— Short task —
Below is a listing; print exactly its lines from the one containing "Rebuild this chart" down to the one containing "import * as", both inclusive, with every picture left out.

— Supplied records —
# # # #

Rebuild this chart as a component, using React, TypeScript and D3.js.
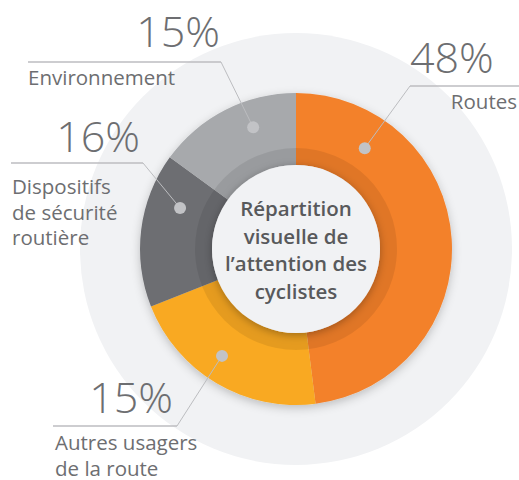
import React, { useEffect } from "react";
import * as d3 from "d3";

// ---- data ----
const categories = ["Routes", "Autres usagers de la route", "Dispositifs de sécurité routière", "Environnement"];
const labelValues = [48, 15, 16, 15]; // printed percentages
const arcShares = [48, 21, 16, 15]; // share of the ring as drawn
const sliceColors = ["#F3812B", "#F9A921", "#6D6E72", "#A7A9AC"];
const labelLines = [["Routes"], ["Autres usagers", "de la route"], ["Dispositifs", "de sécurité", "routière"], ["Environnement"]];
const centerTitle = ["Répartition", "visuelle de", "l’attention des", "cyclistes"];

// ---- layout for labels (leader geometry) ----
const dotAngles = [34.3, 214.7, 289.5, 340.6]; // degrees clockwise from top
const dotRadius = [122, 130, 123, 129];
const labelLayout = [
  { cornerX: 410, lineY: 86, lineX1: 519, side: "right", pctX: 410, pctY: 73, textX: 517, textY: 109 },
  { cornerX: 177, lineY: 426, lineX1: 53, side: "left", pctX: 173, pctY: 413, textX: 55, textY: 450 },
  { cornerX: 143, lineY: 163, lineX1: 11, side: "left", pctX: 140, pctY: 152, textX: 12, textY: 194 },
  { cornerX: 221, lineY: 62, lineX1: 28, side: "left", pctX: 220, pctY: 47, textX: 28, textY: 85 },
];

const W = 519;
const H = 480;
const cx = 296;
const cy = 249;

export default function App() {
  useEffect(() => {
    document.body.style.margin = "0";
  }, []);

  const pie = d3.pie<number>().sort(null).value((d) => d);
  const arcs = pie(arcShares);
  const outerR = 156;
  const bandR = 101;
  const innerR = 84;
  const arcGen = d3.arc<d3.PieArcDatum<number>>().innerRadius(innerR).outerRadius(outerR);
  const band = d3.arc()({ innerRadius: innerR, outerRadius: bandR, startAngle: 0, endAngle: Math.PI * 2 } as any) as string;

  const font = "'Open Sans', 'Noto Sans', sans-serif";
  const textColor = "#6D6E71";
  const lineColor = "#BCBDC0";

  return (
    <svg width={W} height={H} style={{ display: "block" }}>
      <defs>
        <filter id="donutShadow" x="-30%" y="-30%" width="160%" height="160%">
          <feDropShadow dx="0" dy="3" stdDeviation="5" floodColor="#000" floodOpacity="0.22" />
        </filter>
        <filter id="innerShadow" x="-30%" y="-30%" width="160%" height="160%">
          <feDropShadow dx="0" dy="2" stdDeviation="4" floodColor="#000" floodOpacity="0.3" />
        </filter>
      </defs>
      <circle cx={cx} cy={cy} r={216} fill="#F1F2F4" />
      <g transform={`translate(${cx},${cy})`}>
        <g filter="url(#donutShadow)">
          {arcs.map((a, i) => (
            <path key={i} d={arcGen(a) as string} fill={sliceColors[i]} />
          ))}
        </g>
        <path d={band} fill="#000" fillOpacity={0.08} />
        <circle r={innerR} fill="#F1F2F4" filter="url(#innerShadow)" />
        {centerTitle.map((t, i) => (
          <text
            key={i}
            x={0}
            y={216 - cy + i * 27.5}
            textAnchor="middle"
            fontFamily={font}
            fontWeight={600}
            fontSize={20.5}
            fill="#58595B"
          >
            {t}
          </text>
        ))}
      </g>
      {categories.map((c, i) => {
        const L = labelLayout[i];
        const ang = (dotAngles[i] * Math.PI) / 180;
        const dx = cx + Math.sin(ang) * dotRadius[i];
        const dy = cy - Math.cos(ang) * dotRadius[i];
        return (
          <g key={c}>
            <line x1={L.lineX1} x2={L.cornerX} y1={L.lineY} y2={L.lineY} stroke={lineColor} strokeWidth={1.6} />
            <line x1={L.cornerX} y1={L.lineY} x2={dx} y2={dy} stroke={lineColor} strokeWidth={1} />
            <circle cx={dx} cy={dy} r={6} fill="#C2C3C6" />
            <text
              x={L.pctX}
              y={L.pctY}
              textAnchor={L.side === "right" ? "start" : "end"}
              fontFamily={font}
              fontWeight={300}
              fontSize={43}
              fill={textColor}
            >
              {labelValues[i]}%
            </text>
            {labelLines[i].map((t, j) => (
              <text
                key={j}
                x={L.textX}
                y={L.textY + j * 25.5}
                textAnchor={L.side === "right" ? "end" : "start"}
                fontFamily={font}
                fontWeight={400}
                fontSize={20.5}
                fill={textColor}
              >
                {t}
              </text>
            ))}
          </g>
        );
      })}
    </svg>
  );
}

# # # #

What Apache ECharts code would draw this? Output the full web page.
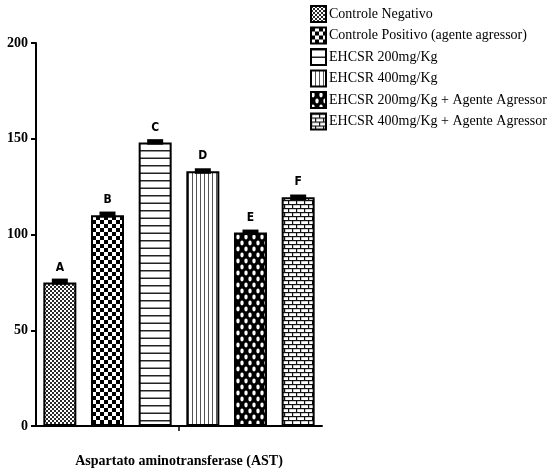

# # # #

— Completed task —
Rebuild this chart as a component, using React, TypeScript and D3.js.
import React, { useEffect } from "react";
import * as d3 from "d3";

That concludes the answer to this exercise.